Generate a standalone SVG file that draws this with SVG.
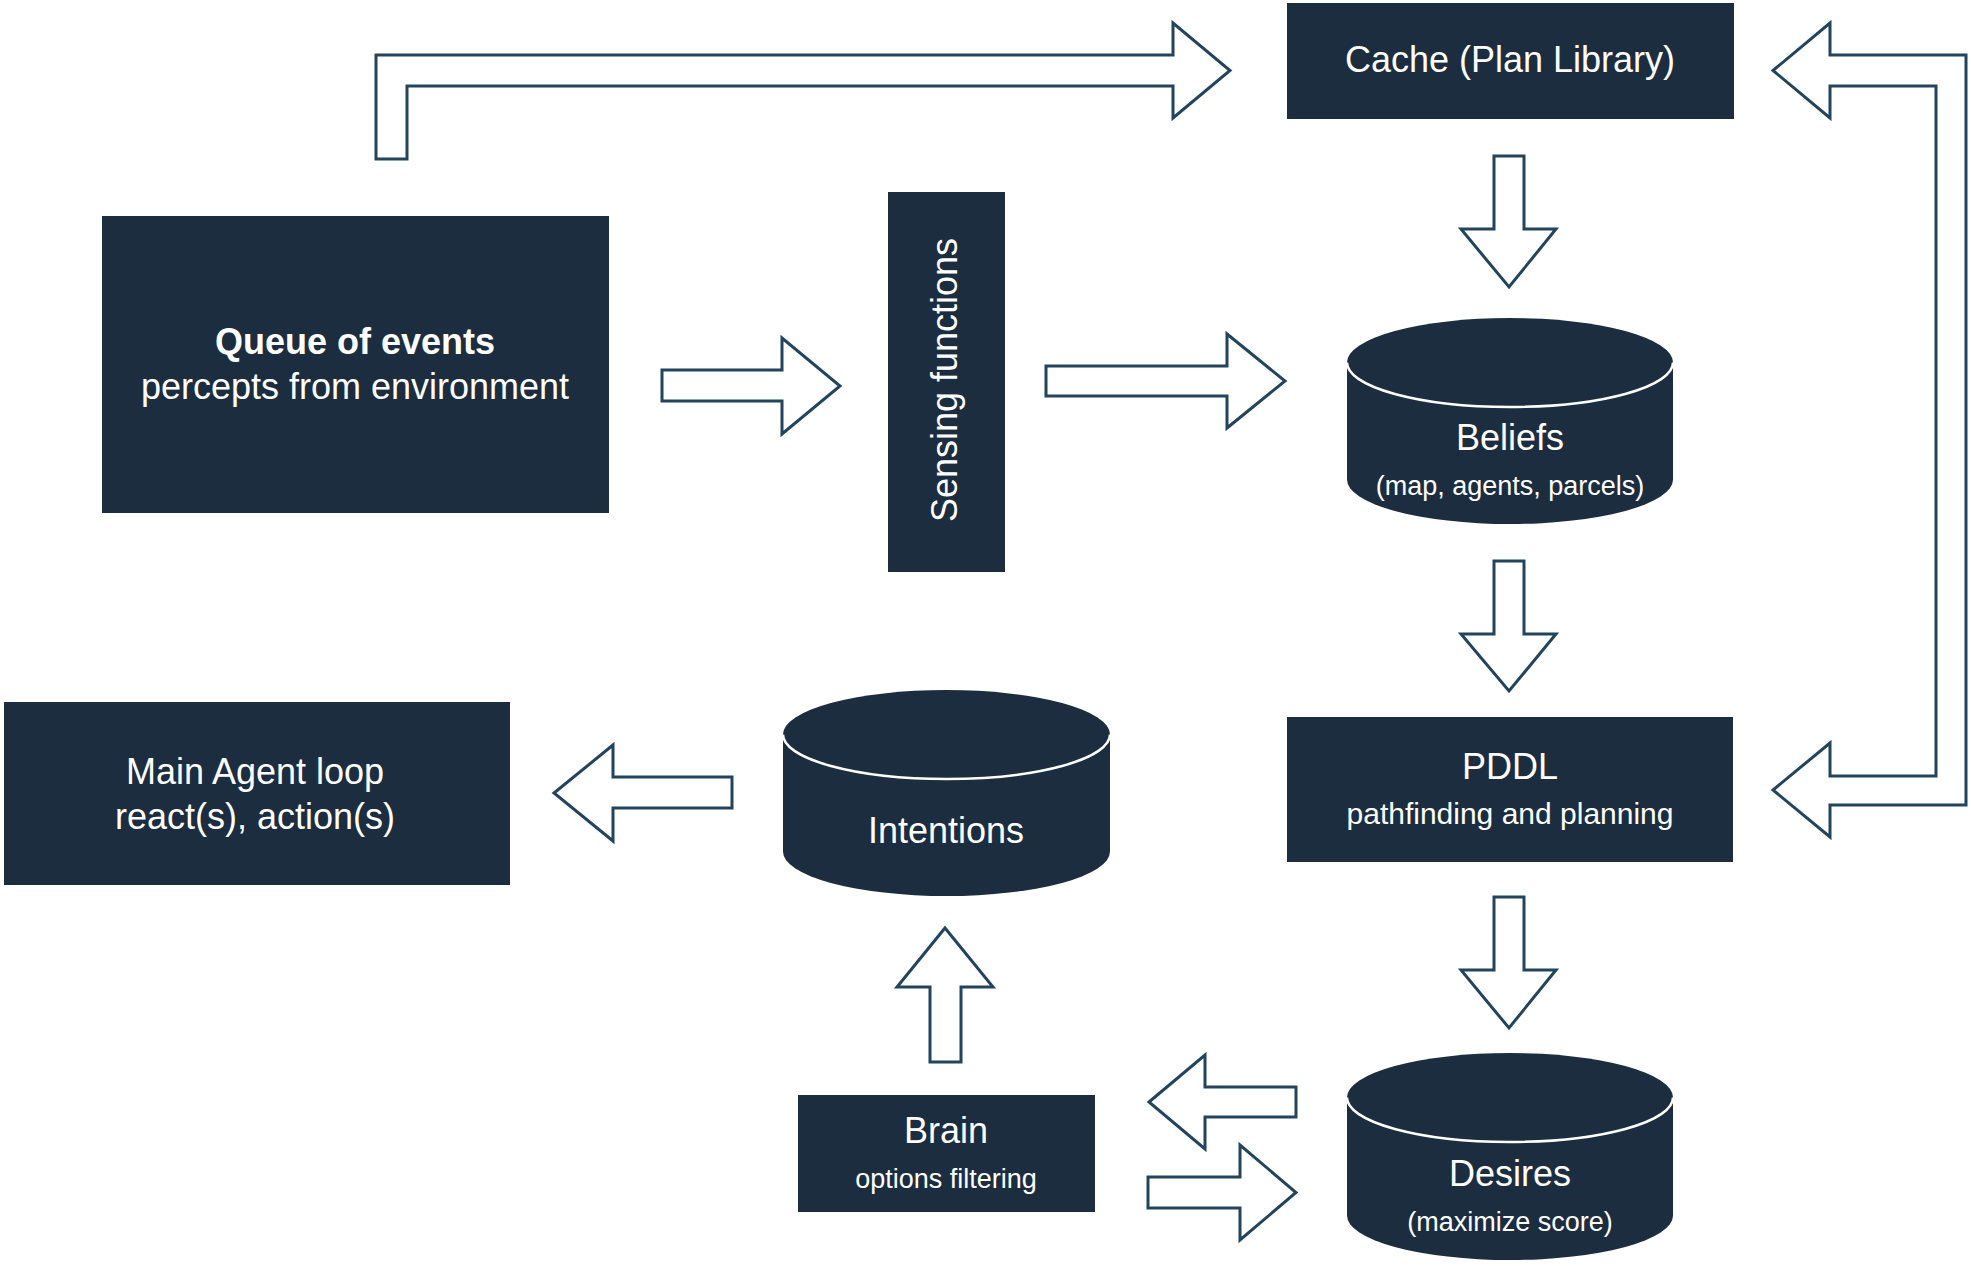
<svg xmlns="http://www.w3.org/2000/svg" width="1971" height="1266" viewBox="0 0 1971 1266">
<style>
.box{fill:#1b2d3f;stroke:none}
.cyl{fill:#1b2d3f;stroke:none}
.rim{fill:none;stroke:#ffffff;stroke-width:2.5}
.arrow{fill:#ffffff;stroke:#23445d;stroke-width:3;stroke-linejoin:miter}
text{font-family:"Liberation Sans",Arial,Helvetica,sans-serif;fill:#ffffff;text-anchor:middle}
.t{font-size:36px}
.b{font-size:36px;font-weight:bold}
.s{font-size:27px}
.m{font-size:30px}
</style>
<rect width="1971" height="1266" fill="#ffffff"/>
<g id="connectors">
<polygon class="arrow" points="376,159 376,55 1173,55 1173,23 1230,70.5 1173,118 1173,86 407,86 407,159"/>
<polygon class="arrow" points="1773,70.5 1830,23 1830,55 1966,55 1966,805 1830,805 1830,837 1773,790 1830,743 1830,776 1936,776 1936,86 1830,86 1830,118"/>
<polygon class="arrow" points="662,370 782,370 782,338 840,386 782,434 782,401 662,401"/>
<polygon class="arrow" points="1046,366 1227,366 1227,334 1285,381 1227,428 1227,396 1046,396"/>
<polygon class="arrow" points="1494,156 1524,156 1524,229 1556,229 1509,287 1461,229 1494,229"/>
<polygon class="arrow" points="1494,561 1524,561 1524,634 1556,634 1509,691 1461,634 1494,634"/>
<polygon class="arrow" points="1494,897 1524,897 1524,970 1556,970 1509,1028 1461,970 1494,970"/>
<polygon class="arrow" points="554,793 613,745 613,777 732,777 732,808 613,808 613,841"/>
<polygon class="arrow" points="945,928 993,987 961,987 961,1062 930,1062 930,987 897,987"/>
<polygon class="arrow" points="1149,1102 1205,1055 1205,1087 1296,1087 1296,1117 1205,1117 1205,1149"/>
<polygon class="arrow" points="1148,1177 1240,1177 1240,1145 1296,1192.5 1240,1240 1240,1208 1148,1208"/>
</g>
<g id="cache">
<rect class="box" x="1287" y="3" width="447" height="116"/>
<text class="t" x="1510" y="72">Cache (Plan Library)</text>
</g>
<g id="queue">
<rect class="box" x="102" y="216" width="507" height="297"/>
<text class="b" x="355" y="354">Queue of events</text>
<text class="t" x="355" y="399">percepts from environment</text>
</g>
<g id="sensing">
<rect class="box" x="888" y="192" width="117" height="380"/>
<text class="t" transform="translate(957,380) rotate(-90)">Sensing functions</text>
</g>
<g id="beliefs">
<path class="cyl" d="M1347,362.5 A163,44.5 0 0 1 1673,362.5 L1673,479.5 A163,44.5 0 0 1 1347,479.5 Z"/>
<path class="rim" d="M1347,362.5 A163,44.5 0 0 0 1673,362.5"/>
<text class="t" x="1510" y="450">Beliefs</text>
<text class="s" x="1510" y="495">(map, agents, parcels)</text>
</g>
<g id="pddl">
<rect class="box" x="1287" y="717" width="446" height="145"/>
<text class="t" x="1510" y="779">PDDL</text>
<text class="m" x="1510" y="824">pathfinding and planning</text>
</g>
<g id="main">
<rect class="box" x="4" y="702" width="506" height="183"/>
<text class="t" x="255" y="784">Main Agent loop</text>
<text class="t" x="255" y="829">react(s), action(s)</text>
</g>
<g id="intentions">
<path class="cyl" d="M783,734.5 A163.5,44.5 0 0 1 1110,734.5 L1110,851.5 A163.5,44.5 0 0 1 783,851.5 Z"/>
<path class="rim" d="M783,734.5 A163.5,44.5 0 0 0 1110,734.5"/>
<text class="t" x="946" y="843">Intentions</text>
</g>
<g id="brain">
<rect class="box" x="798" y="1095" width="297" height="117"/>
<text class="t" x="946" y="1143">Brain</text>
<text class="s" x="946" y="1188">options filtering</text>
</g>
<g id="desires">
<path class="cyl" d="M1347,1097.5 A163,44.5 0 0 1 1673,1097.5 L1673,1215.5 A163,44.5 0 0 1 1347,1215.5 Z"/>
<path class="rim" d="M1347,1097.5 A163,44.5 0 0 0 1673,1097.5"/>
<text class="t" x="1510" y="1186">Desires</text>
<text class="s" x="1510" y="1231">(maximize score)</text>
</g>
</svg>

→ **EXERCISE OBJECTIVE**: Leave the images out and output the remaining material exactly as it stands.

→ **OUTPUT FOR THIS TASK**:
Generate a standalone SVG file that draws this with SVG.
<svg xmlns="http://www.w3.org/2000/svg" width="1971" height="1266" viewBox="0 0 1971 1266">
<style>
.box{fill:#1b2d3f;stroke:none}
.cyl{fill:#1b2d3f;stroke:none}
.rim{fill:none;stroke:#ffffff;stroke-width:2.5}
.arrow{fill:#ffffff;stroke:#23445d;stroke-width:3;stroke-linejoin:miter}
text{font-family:"Liberation Sans",Arial,Helvetica,sans-serif;fill:#ffffff;text-anchor:middle}
.t{font-size:36px}
.b{font-size:36px;font-weight:bold}
.s{font-size:27px}
.m{font-size:30px}
</style>
<rect width="1971" height="1266" fill="#ffffff"/>
<g id="connectors">
<polygon class="arrow" points="376,159 376,55 1173,55 1173,23 1230,70.5 1173,118 1173,86 407,86 407,159"/>
<polygon class="arrow" points="1773,70.5 1830,23 1830,55 1966,55 1966,805 1830,805 1830,837 1773,790 1830,743 1830,776 1936,776 1936,86 1830,86 1830,118"/>
<polygon class="arrow" points="662,370 782,370 782,338 840,386 782,434 782,401 662,401"/>
<polygon class="arrow" points="1046,366 1227,366 1227,334 1285,381 1227,428 1227,396 1046,396"/>
<polygon class="arrow" points="1494,156 1524,156 1524,229 1556,229 1509,287 1461,229 1494,229"/>
<polygon class="arrow" points="1494,561 1524,561 1524,634 1556,634 1509,691 1461,634 1494,634"/>
<polygon class="arrow" points="1494,897 1524,897 1524,970 1556,970 1509,1028 1461,970 1494,970"/>
<polygon class="arrow" points="554,793 613,745 613,777 732,777 732,808 613,808 613,841"/>
<polygon class="arrow" points="945,928 993,987 961,987 961,1062 930,1062 930,987 897,987"/>
<polygon class="arrow" points="1149,1102 1205,1055 1205,1087 1296,1087 1296,1117 1205,1117 1205,1149"/>
<polygon class="arrow" points="1148,1177 1240,1177 1240,1145 1296,1192.5 1240,1240 1240,1208 1148,1208"/>
</g>
<g id="cache">
<rect class="box" x="1287" y="3" width="447" height="116"/>
<text class="t" x="1510" y="72">Cache (Plan Library)</text>
</g>
<g id="queue">
<rect class="box" x="102" y="216" width="507" height="297"/>
<text class="b" x="355" y="354">Queue of events</text>
<text class="t" x="355" y="399">percepts from environment</text>
</g>
<g id="sensing">
<rect class="box" x="888" y="192" width="117" height="380"/>
<text class="t" transform="translate(957,380) rotate(-90)">Sensing functions</text>
</g>
<g id="beliefs">
<path class="cyl" d="M1347,362.5 A163,44.5 0 0 1 1673,362.5 L1673,479.5 A163,44.5 0 0 1 1347,479.5 Z"/>
<path class="rim" d="M1347,362.5 A163,44.5 0 0 0 1673,362.5"/>
<text class="t" x="1510" y="450">Beliefs</text>
<text class="s" x="1510" y="495">(map, agents, parcels)</text>
</g>
<g id="pddl">
<rect class="box" x="1287" y="717" width="446" height="145"/>
<text class="t" x="1510" y="779">PDDL</text>
<text class="m" x="1510" y="824">pathfinding and planning</text>
</g>
<g id="main">
<rect class="box" x="4" y="702" width="506" height="183"/>
<text class="t" x="255" y="784">Main Agent loop</text>
<text class="t" x="255" y="829">react(s), action(s)</text>
</g>
<g id="intentions">
<path class="cyl" d="M783,734.5 A163.5,44.5 0 0 1 1110,734.5 L1110,851.5 A163.5,44.5 0 0 1 783,851.5 Z"/>
<path class="rim" d="M783,734.5 A163.5,44.5 0 0 0 1110,734.5"/>
<text class="t" x="946" y="843">Intentions</text>
</g>
<g id="brain">
<rect class="box" x="798" y="1095" width="297" height="117"/>
<text class="t" x="946" y="1143">Brain</text>
<text class="s" x="946" y="1188">options filtering</text>
</g>
<g id="desires">
<path class="cyl" d="M1347,1097.5 A163,44.5 0 0 1 1673,1097.5 L1673,1215.5 A163,44.5 0 0 1 1347,1215.5 Z"/>
<path class="rim" d="M1347,1097.5 A163,44.5 0 0 0 1673,1097.5"/>
<text class="t" x="1510" y="1186">Desires</text>
<text class="s" x="1510" y="1231">(maximize score)</text>
</g>
</svg>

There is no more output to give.